Deformations of Lagrangian submanifolds in log-symplectic manifolds

TL;DR

This paper studies how Lagrangian submanifolds within the singular locus of log-symplectic manifolds can be deformed, providing a normal form, algebraic framework, and criteria for unobstructedness and equivalence of such deformations.

Contribution

It introduces a normal form for log-symplectic structures around Lagrangians and links deformation theory to a DGLA, offering new insights into deformation obstructions and equivalences.

Findings

Deformation problem governed by a DGLA.

Criteria for unobstructed first-order deformations.

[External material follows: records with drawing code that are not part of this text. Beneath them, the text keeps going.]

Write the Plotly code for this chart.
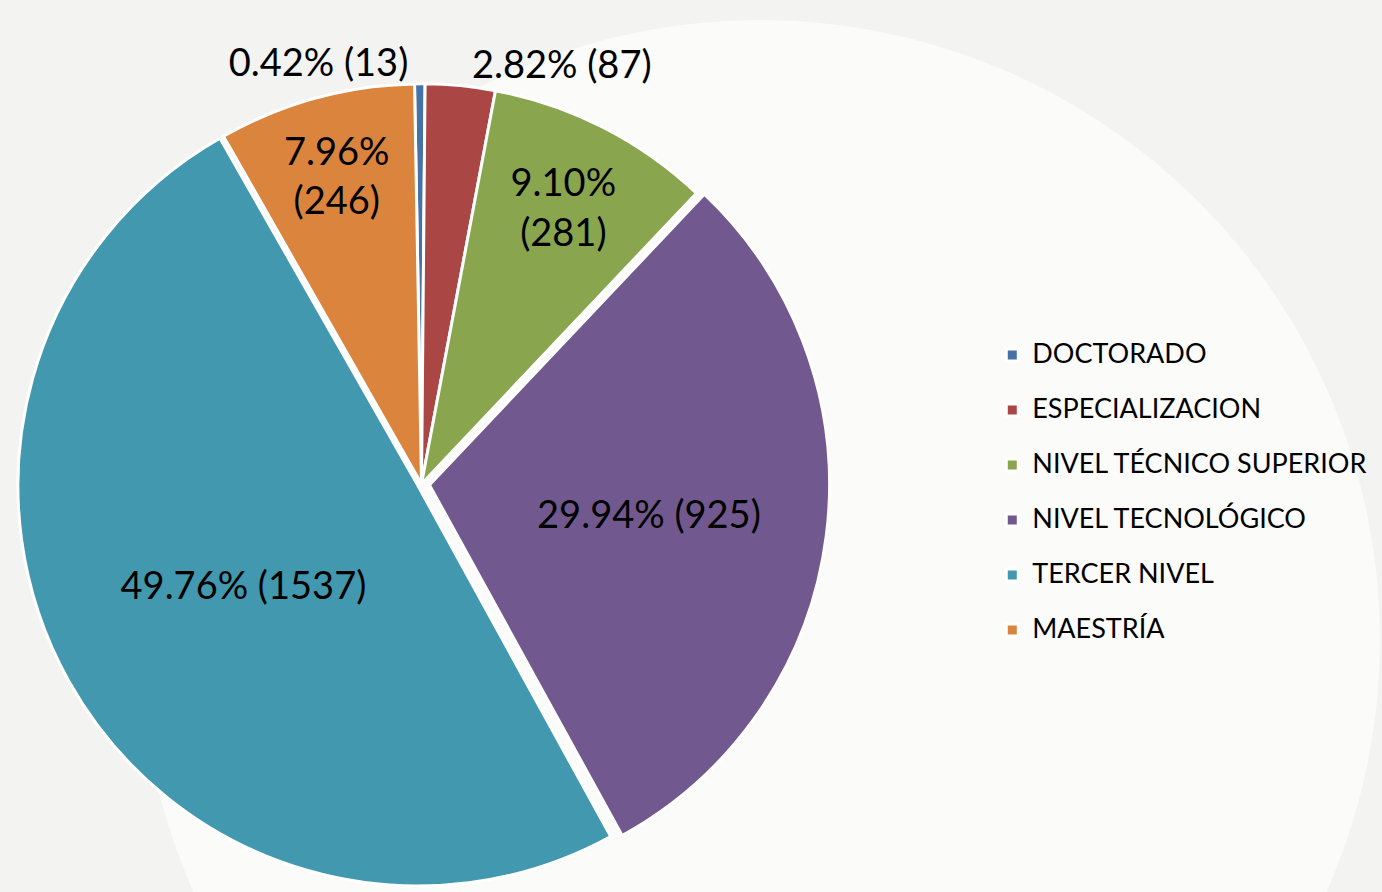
import plotly.graph_objects as go

labels = ["DOCTORADO", "ESPECIALIZACION", "NIVEL TÉCNICO SUPERIOR",
          "NIVEL TECNOLÓGICO", "TERCER NIVEL", "MAESTRÍA"]
values = [13, 87, 281, 925, 1537, 246]
colors = ["#4572A7", "#AA4643", "#89A54E", "#71588F", "#4198AF", "#DB843D"]
templates = ["%{percent:.2%} (%{value})", "%{percent:.2%} (%{value})",
             "%{percent:.2%}<br>(%{value})", "%{percent:.2%} (%{value})",
             "%{percent:.2%} (%{value})", "%{percent:.2%}<br>(%{value})"]
positions = ["outside", "outside", "inside", "inside", "inside", "inside"]
pulls = [0, 0, 0, 0.02, 0.01, 0]

FONT = "Lato, Open Sans, sans-serif"
W, H = 1382, 892

# legend entries: visible label plus an empty second line for row spacing
legend_labels = [f"<span style='font-size:27px'>{l}</span><br> " for l in labels]

fig = go.Figure(go.Pie(
    labels=legend_labels, values=values, sort=False, direction="clockwise", rotation=-1,
    marker=dict(colors=colors, line=dict(color="white", width=3)),
    texttemplate=templates, textposition=positions, pull=pulls,
    insidetextorientation="horizontal",
    textfont=dict(family=FONT, size=38, color="black"),
    outsidetextfont=dict(family=FONT, size=38, color="black"),
    domain=dict(x=[0.0, 0.61], y=[0.0, 0.915]),
    customdata=labels,
    hovertemplate="%{customdata}: %{value} (%{percent})<extra></extra>",
))

# faint lighter background area
cx, cy, r = 760, 640, 620
fig.add_shape(type="circle", xref="paper", yref="paper", layer="below",
              x0=(cx - r) / W, x1=(cx + r) / W, y0=1 - (cy + r) / H, y1=1 - (cy - r) / H,
              fillcolor="#fbfbfa", line=dict(width=0))

fig.update_layout(
    width=W, height=H,
    margin=dict(l=0, r=0, t=0, b=0, autoexpand=False),
    paper_bgcolor="#f3f3f2",
    plot_bgcolor="#f3f3f2",
    showlegend=True,
    legend=dict(x=0.718, y=0.624, xanchor="left", yanchor="top", valign="top",
                font=dict(family=FONT, size=20, color="black"),
                bgcolor="rgba(0,0,0,0)"),
)

fig.write_html("out.html", config={"displayModeBar": False},
               post_script="document.body.style.margin='0';document.body.style.overflow='hidden';")
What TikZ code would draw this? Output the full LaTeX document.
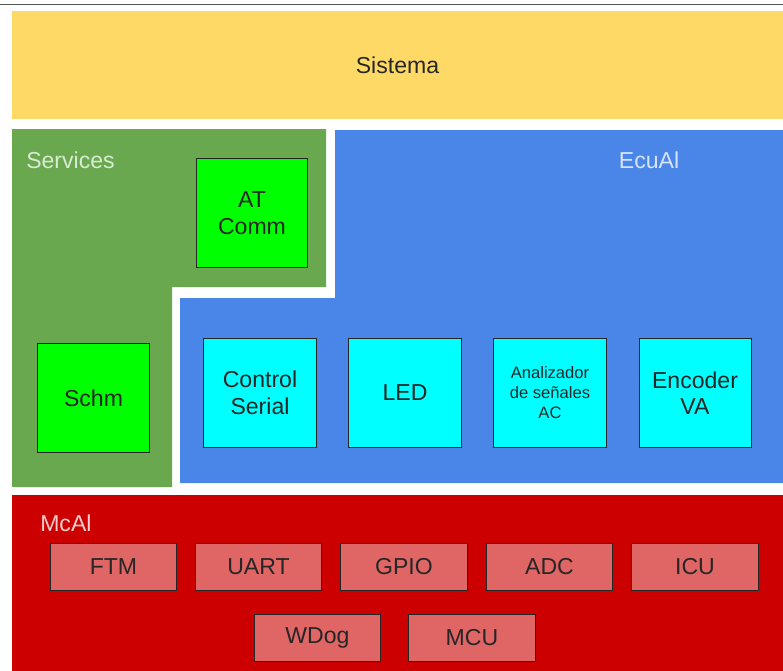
\documentclass[tikz,border=0pt]{standalone}
\usepackage{fontspec}
\setmainfont{Liberation Sans}
\usetikzlibrary{calc}

\definecolor{sysyellow}{HTML}{FFD966}
\definecolor{svcgreen}{HTML}{6AA84F}
\definecolor{ecublue}{HTML}{4A86E8}
\definecolor{mcalred}{HTML}{CC0000}
\definecolor{svcbox}{HTML}{00FF00}
\definecolor{ecubox}{HTML}{00FFFF}
\definecolor{mcalbox}{HTML}{E06666}
\definecolor{svctext}{HTML}{D9EAD3}
\definecolor{ecutext}{HTML}{D6E4FA}
\definecolor{mcaltext}{HTML}{F4CCCC}
\definecolor{rulegray}{HTML}{505A50}

\begin{document}
\begin{tikzpicture}[
  x=0.025cm, y=-0.025cm,
  font=\fontsize{16.4}{19}\selectfont,
  layer/.style={inner sep=0pt, minimum width=19.275cm, align=center},
  tag/.style={inner sep=0pt, anchor=west},
  module/.style={draw=black!85, line width=0.7pt, minimum width=2.8cm, minimum height=2.7cm, align=center, inner sep=0pt, text=black!85},
  svc/.style={module, fill=svcbox},
  ecu/.style={module, fill=ecubox},
  perif/.style={draw=black!85, line width=0.7pt, minimum width=3.15cm, minimum height=1.175cm, inner sep=0pt, fill=mcalbox, text=black!85}
]
\useasboundingbox (0,0) rectangle (783,671);
\draw[rulegray, line width=1.1pt] (0,4.5) -- (783,4.5);

% ---------- Sistema ----------
\node[layer, fill=sysyellow, minimum height=2.7cm, text=black!85] (sistema) at (397.5,65) {Sistema};

% ---------- Services ----------
\fill[svcgreen] (12,129) -- (326,129) -- (326,287) -- (172,287) -- (172,487) -- (12,487) -- cycle;
\node[tag, text=svctext] (svctitle) at (26,160) {Services};

\node[svc, minimum width=2.75cm] (atcomm) at (252,213) {AT\\Comm};
\node[svc, minimum width=2.775cm] (schm) at (93.5,398) {Schm};

% ---------- EcuAl ----------
\fill[ecublue] (335,130) -- (783,130) -- (783,483) -- (180,483) -- (180,298) -- (335,298) -- cycle;
\node[tag, anchor=center, text=ecutext] (ecutitle) at (649,160) {EcuAl};

\node[ecu] (ctrlserial) at (260,393)                {Control\\Serial};
\node[ecu] (led)        at ($(ctrlserial)+(145,0)$) {LED};
\node[ecu, font=\fontsize{11.8}{14.2}\selectfont] (analizador) at ($(led)+(145,0)$) {Analizador\\de señales\\AC};
\node[ecu] (encoder)    at ($(analizador)+(145,0)$) {Encoder\\VA};

% ---------- McAl ----------
\node[layer, fill=mcalred, minimum height=4.4cm] (mcal) at (397.5,583) {};
\node[tag, text=mcaltext] (mcaltitle) at (40,523) {McAl};

\node[perif] (ftm)  at (113.5,566.5)       {FTM};
\node[perif] (uart) at ($(ftm)+(145,0)$)   {UART};
\node[perif] (gpio) at ($(uart)+(145.5,0)$) {GPIO};
\node[perif] (adc)  at ($(gpio)+(145.5,0)$) {ADC};
\node[perif] (icu)  at ($(adc)+(145.5,0)$)  {ICU};

\node[perif] (wdog) at (317.5,638)         {WDog};
\node[perif] (mcu)  at ($(wdog)+(154.5,0)$) {MCU};

\end{tikzpicture}
\end{document}
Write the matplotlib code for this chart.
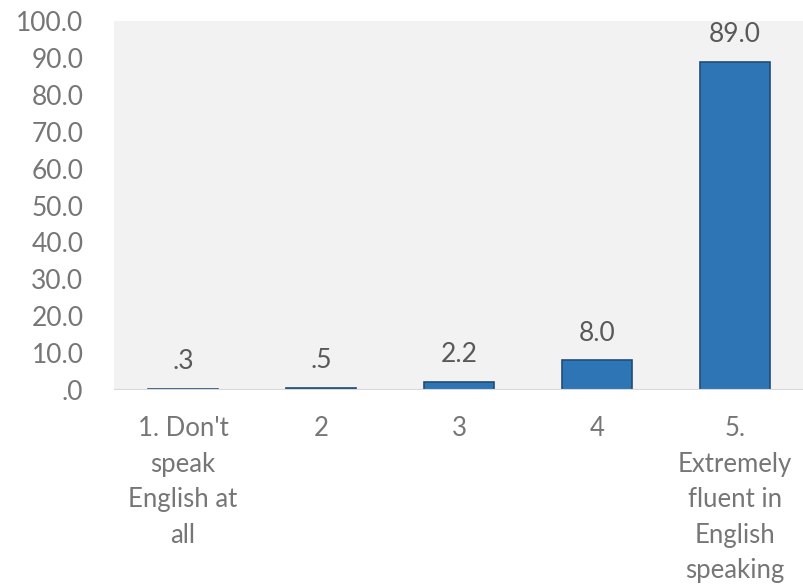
import numpy as np
import matplotlib.pyplot as plt
from matplotlib.ticker import FuncFormatter

categories = ["1. Don't\nspeak\nEnglish at\nall", "2", "3", "4",
              "5.\nExtremely\nfluent in\nEnglish\nspeaking"]
values = [0.3, 0.5, 2.2, 8.0, 89.0]

plt.rcParams['font.family'] = ['Lato', 'DejaVu Sans']

def fmt(v):
    s = '{:.1f}'.format(v)
    if s.startswith('0'):
        s = s[1:]
    return s

fig = plt.figure(figsize=(8.04, 5.86), dpi=100)
ax = fig.add_axes([114/804, 1 - 390/586, 690/804, 369/586])
ax.set_facecolor('#f2f2f2')

x = np.arange(len(values))
bars = ax.bar(x, values, width=0.51, color='#2e75b6', edgecolor='#1f4e79',
              linewidth=1.2, zorder=3)

for xi, v in zip(x, values):
    ax.text(xi, v + 4.0, fmt(v), ha='center', va='bottom', fontsize=19,
            color='#595959')

ax.axhline(0, color='#d9d9d9', lw=1.5, zorder=4)
ax.set_ylim(0, 100)
ax.set_xlim(-0.5, 4.5)
ax.set_yticks(np.arange(0, 101, 10))
ax.yaxis.set_major_formatter(FuncFormatter(lambda v, p: fmt(v)))
ax.set_xticks(x)
ax.set_xticklabels(categories, linespacing=1.52)
ax.tick_params(axis='y', length=0, pad=22, labelsize=19, labelcolor='#767676')
ax.tick_params(axis='x', length=0, pad=19, labelsize=18.5, labelcolor='#767676')
for s in ax.spines.values():
    s.set_visible(False)

fig.savefig('out.png', dpi=100)
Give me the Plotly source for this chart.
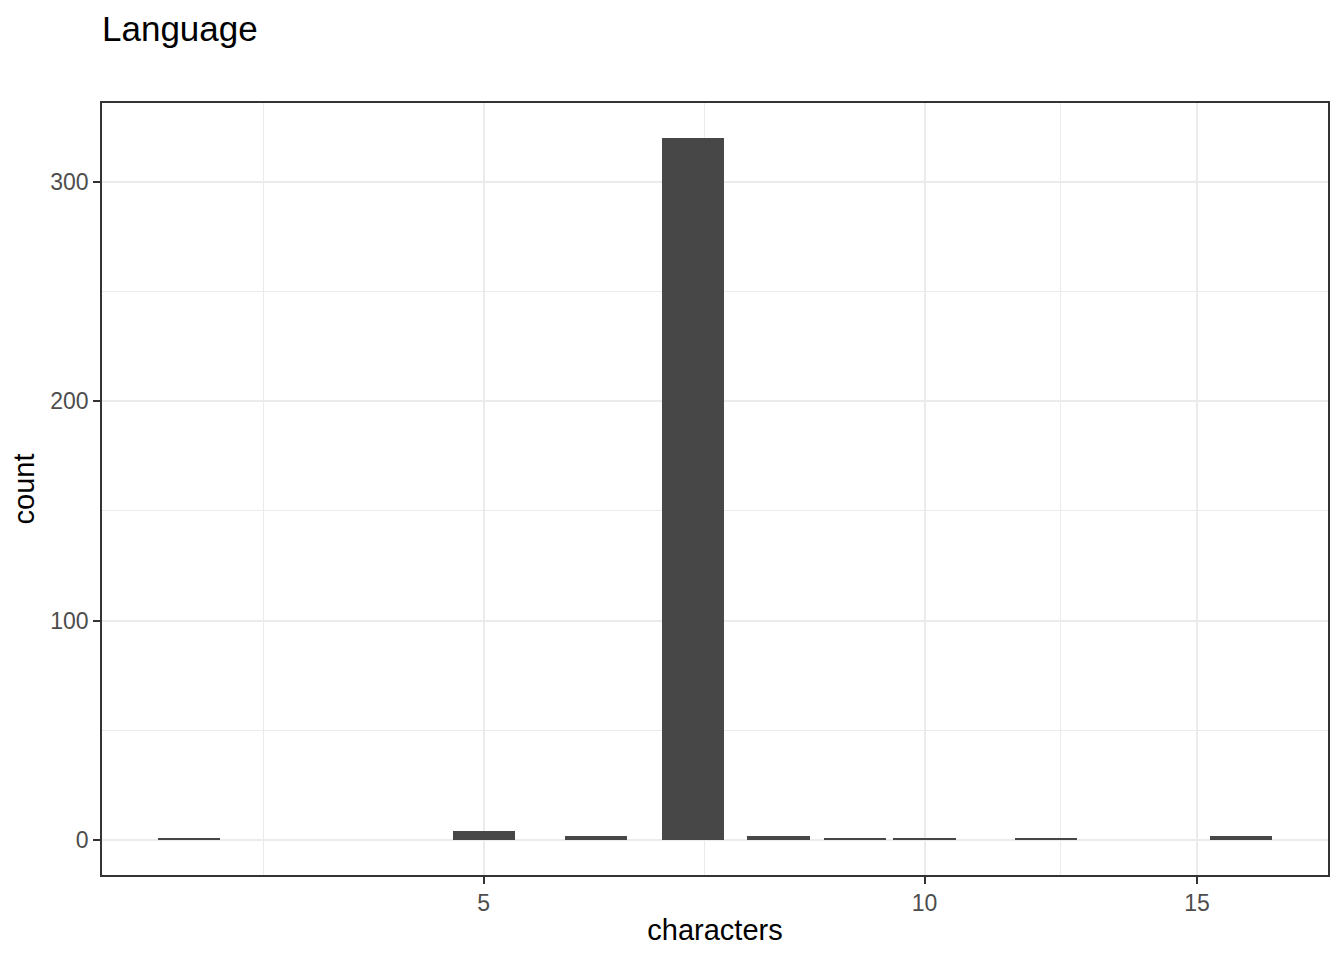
import numpy as np
import plotly.graph_objects as go

# number of characters per entry and how many entries have that length
characters = [3, 5, 6, 7, 8, 9, 10, 12, 16]
counts = [1, 4, 2, 320, 2, 1, 1, 1, 2]

x_breaks = [5, 10, 15]
y_breaks = [0, 100, 200, 300]
y_minor = [50, 150, 250]

# log1p scale on the x axis (like ggplot's trans = "log1p")
def log1p10(v):
    return np.log10(np.asarray(v, dtype=float) + 1)

xt = log1p10(characters)
bar_w = 0.9 * np.min(np.diff(np.sort(xt)))

bt = log1p10(x_breaks)
step = bt[1] - bt[0]
ext = np.concatenate([[bt[0] - step], bt, [bt[-1] + step]])
x_minor = list((ext[:-1] + ext[1:]) / 2)

lo, hi = xt.min() - bar_w / 2, xt.max() + bar_w / 2
pad = 0.05 * (hi - lo)
x_range = [lo - pad, hi + pad]
ymax = max(counts)
y_range = [-0.05 * ymax, 1.05 * ymax]

grid = '#EBEBEB'
ink = '#333333'
font = 'Liberation Sans, Arial, sans-serif'

# page has an 8px body margin, so the figure is 8px smaller than the window
W, H = 1336, 952

fig = go.Figure()
fig.add_trace(go.Bar(x=xt, y=counts, width=bar_w, marker=dict(color='#474747', line=dict(width=0)),
                     hovertext=[str(c) for c in characters], showlegend=False))

fig.update_layout(
    width=W, height=H,
    margin=dict(l=94, r=16, t=95, b=85),
    paper_bgcolor='white', plot_bgcolor='white',
    font=dict(family=font, color='black'),
    title=dict(text='Language', x=94 / W, xanchor='left', y=1 - 21 / H, yanchor='middle',
               font=dict(size=35, family=font, color='black')),
    bargap=0,
)
fig.update_xaxes(
    range=x_range, tickmode='array', tickvals=list(bt), ticktext=[str(b) for b in x_breaks],
    showgrid=True, gridcolor=grid, gridwidth=2, zeroline=False,
    minor=dict(tickvals=x_minor, showgrid=True, gridcolor=grid, gridwidth=1, ticks=''),
    showline=True, linecolor=ink, linewidth=1.5, mirror=True,
    ticks='outside', ticklen=7, tickcolor=ink, tickwidth=2,
    tickfont=dict(size=23, color='#4D4D4D', family=font),
    title=dict(text='characters', font=dict(size=29, color='black', family=font), standoff=4),
)
fig.update_yaxes(
    range=y_range, tickmode='array', tickvals=y_breaks, ticktext=[str(b) for b in y_breaks],
    showgrid=True, gridcolor=grid, gridwidth=2, zeroline=False,
    minor=dict(tickvals=y_minor, showgrid=True, gridcolor=grid, gridwidth=1, ticks=''),
    showline=True, linecolor=ink, linewidth=1.5, mirror=True,
    ticks='outside', ticklen=7, tickcolor=ink, tickwidth=2,
    tickfont=dict(size=23, color='#4D4D4D', family=font),
    title=dict(text='count', font=dict(size=29, color='black', family=font), standoff=10),
)

fig.write_html('out.html')
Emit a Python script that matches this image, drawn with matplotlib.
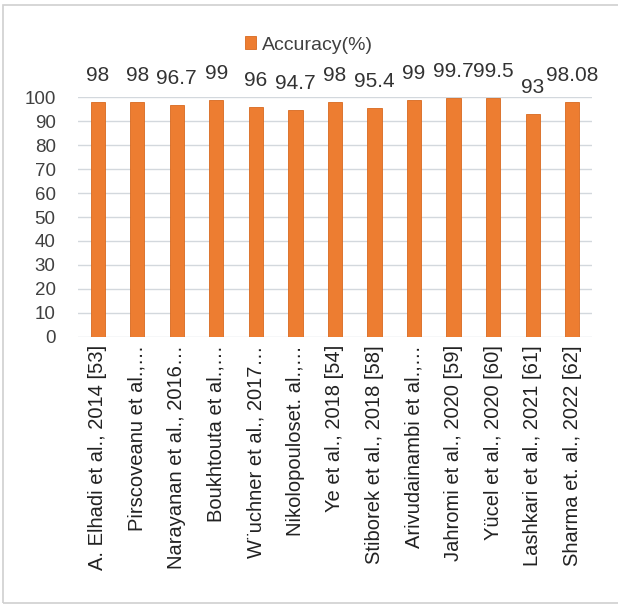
import matplotlib
matplotlib.use("Agg")
import matplotlib.pyplot as plt
from matplotlib.patches import Rectangle

studies = [
    "A. Elhadi et al., 2014 [53]",
    "Pirscoveanu et al.,…",
    "Narayanan et al., 2016…",
    "Boukhtouta et al.,…",
    "W¨uchner et al., 2017…",
    "Nikolopouloset. al.,…",
    "Ye et al., 2018 [54]",
    "Stiborek et al., 2018 [58]",
    "Arivudainambi et al.,…",
    "Jahromi et al., 2020 [59]",
    "Yücel et al., 2020 [60]",
    "Lashkari et al., 2021 [61]",
    "Sharma et. al., 2022 [62]",
]
accuracy = [98, 98, 96.7, 99, 96, 94.7, 98, 95.4, 99, 99.7, 99.5, 93, 98.08]
value_labels = ["98", "98", "96.7", "99", "96", "94.7", "98", "95.4", "99",
                "99.7", "99.5", "93", "98.08"]
yticks = [0, 10, 20, 30, 40, 50, 60, 70, 80, 90, 100]

plt.rcParams['font.family'] = ['Liberation Sans', 'DejaVu Sans']

fig = plt.figure(figsize=(6.18, 6.07), dpi=100)
fig.patch.set_facecolor("white")
fig.patches.append(Rectangle((3 / 618, 4 / 607), 1.2, 598 / 607,
                             transform=fig.transFigure, fill=False,
                             edgecolor="#D0D0D0", linewidth=1.2))

ax = fig.add_axes([0.126, 0.445, 0.832, 0.395])
x = list(range(len(studies)))
bars = ax.bar(x, accuracy, width=0.36, color="#ED7D31", edgecolor="#D8691F",
              linewidth=0.6, label="Accuracy(%)", zorder=3)

for xi, v, txt in zip(x, accuracy, value_labels):
    ax.annotate(txt, (xi, v), xytext=(0, 19), textcoords="offset points",
                ha="center", va="center", fontsize=15, color="#333333")

ax.set_ylim(0, 100)
ax.set_xlim(-0.5, len(studies) - 0.5)
ax.set_yticks(yticks)
ax.set_yticklabels([str(t) for t in yticks], fontsize=13.5, color="#404040")
ax.set_xticks(x)
ax.set_xticklabels(studies, rotation=90, fontsize=14.5, color="#222222",
                   ha="center", va="top")
ax.tick_params(axis="both", length=0)
ax.tick_params(axis="y", pad=16)
ax.tick_params(axis="x", pad=6)
ax.grid(axis="y", color="#D3D8DD", linewidth=1.0, zorder=0)
for s in ax.spines.values():
    s.set_visible(False)

fig.legend(handles=[bars], labels=["Accuracy(%)"], loc="center",
           bbox_to_anchor=(0.5, 1 - 45 / 607), frameon=False, fontsize=14,
           handlelength=0.6, handleheight=0.6, handletextpad=0.3,
           labelcolor="#404040")

fig.savefig("out.png", dpi=100)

Gauge equivalence matches Hamiltonian isotopies.

Abstract

This paper is devoted to deformations of Lagrangian submanifolds contained in the singular locus of a log-symplectic manifold. We prove a normal form result for the log-symplectic structure around such a Lagrangian, which we use to extract algebraic and geometric information about the Lagrangian deformations. We show that the deformation problem is governed by a DGLA, we discuss whether the Lagrangian admits deformations not contained in the singular locus, and we give precise criteria for unobstructedness of first order deformations. We also address equivalences of deformations, showing that the gauge equivalence relation of the DGLA corresponds with the geometric notion of equivalence by Hamiltonian isotopies. We discuss the corresponding moduli space, and we prove a rigidity statement for the more flexible equivalence relation by Poisson isotopies.